A Right to Be Forgotten? A Matter Only For European Market Researches?

A Right to Be Forgotten? A Matter Only For European Market Researches?

A Right to Be Forgotten? A Matter Only For European Market Researches?

The FINANCIAL -- Limiting the freedom of speech? Removal of your most embarrassing moments? Or is it censorship? The slumbering debate regarding the right to be forgotten has been brought back to the front pages this year. Last May, a groundbreaking ruling by the European Court of Justice (ECJ) has created something that many now call: a right to forgotten, according to ESOMAR, the essential organisation for encouraging, advancing and elevating market research worldwide.

In the aftermath of the ECJ ruling, lawyers, interest groups, and other stakeholders have heatedly discussed the its practical implications, thus rekindling the debate on whether or not a right to be forgotten should be put in place

What are the implications of the ruling?

In order to clarify matters, the group of European Data Protection Officers, the Article 29 Working Party (A29WP), has recently released guidelines that interpret the ruling.
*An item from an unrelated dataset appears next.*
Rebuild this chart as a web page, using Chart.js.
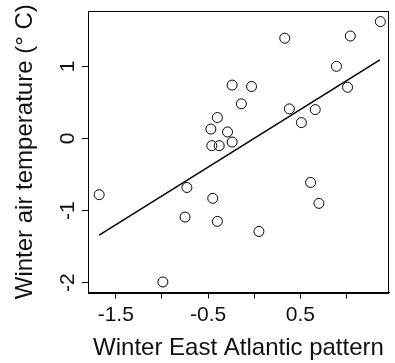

They outline certain rules that should be followed in order to implement the right to be forgotten. One of the biggest complications of the ruling was that it placed search engines in a role that they had to decide whether or not a link should be deleted.

For market, social and opinion research arguably the biggest implication is that the A29WP stresses the Court ruling is not only aimed at search engines, but is applicable to any data controller: “The ruling is specifically addressed to generalist search engines, but that does not mean that it cannot be applied to other intermediaries. The rights may be exercised whenever the conditions established in the ruling are met.”

What is next?

Regulators in Europe are still working out how this right to be forgotten should be implemented, more and more voices are asking for a right to be forgotten that goes beyond the one enshrined in the ECJ ruling, according to ESOMAR.

For example, in the Netherlands, members of parliament from the ruling social-democratic party are calling for a data protection law that includes a right to be forgotten. However, they did not make clear how this should fit within the on-going negotiations of Europe’s General Data Protection Regulation. So whilst it might look like the plea is only for the show, it still indicates that the right to be forgotten is a politically sensitive topic.

The discussions are not just limited to Europe, as in a recent meeting of the Data Protection Authorities of Latin-American countries there was a panel discussion on the need for a right to be forgotten in Latin America.

Interestingly, in a recent case the Argentinian Supreme Court of Justice ruled that Google didn’t have to remove links to websites showing erotic and pornographic content of an ex-model. Again this shows the direction people are thinking in, even though the current legislation is not (yet?) in place.

It looks like Argentina’s neighbour Brazil is a step further and is working on a bill on data privacy that includes a right to be forgotten. Even though there is still a long way to follow before it is an actual act – and it is even questioned if it will ever become an act – it underlines the trend of legislators empowering individuals with more controls over their personal data on the Internet.

A bit further to the North, the state of California has enacted a bill that gives minors a right to remove content they have published online. So even in a country where freedom of speech is a constitutional right, steps are being taken towards empowerment with a partial equivalent to a right to be forgotten as understood in the European context. 

Even in countries where privacy was traditionally approached in a different manner than in Europe, the right to be forgotten seems to have set foot. A Japanese court recently ordered Google to remove 122 links that gave the impression that a crime was committed by a citizen, when, in fact, he had no involvement with the situation. The court applied arguments similar to EU court standards, according to ESOMAR.


The bottom-line is that worldwide legislators and regulators alike are thinking and implementing forms of a right to be forgotten.

For market, social, and opinion researchers the collection and storage of personal data is of key importance, as such this new trend could have a huge impact on the samples we draw, and the research results we provide. At some point, panellists could ask to have their data removed and – not withstanding the administrative burden – this might lead to an increasing difficulty to perform reliable studies.

Depending on the outcomes of negotiations in the EU and elsewhere, exemptions foreseen for market, social, and opinion research could potentially protect researchers having to apply the right to be forgotten in circumstances where it is impractical and would severely harm the quality of research. This will be highly dependent on the conclusions of upcoming negotiations between the European Parliament and the Council of Ministers who are slowly moving closer to the final phase of negotiations, according to ESOMAR.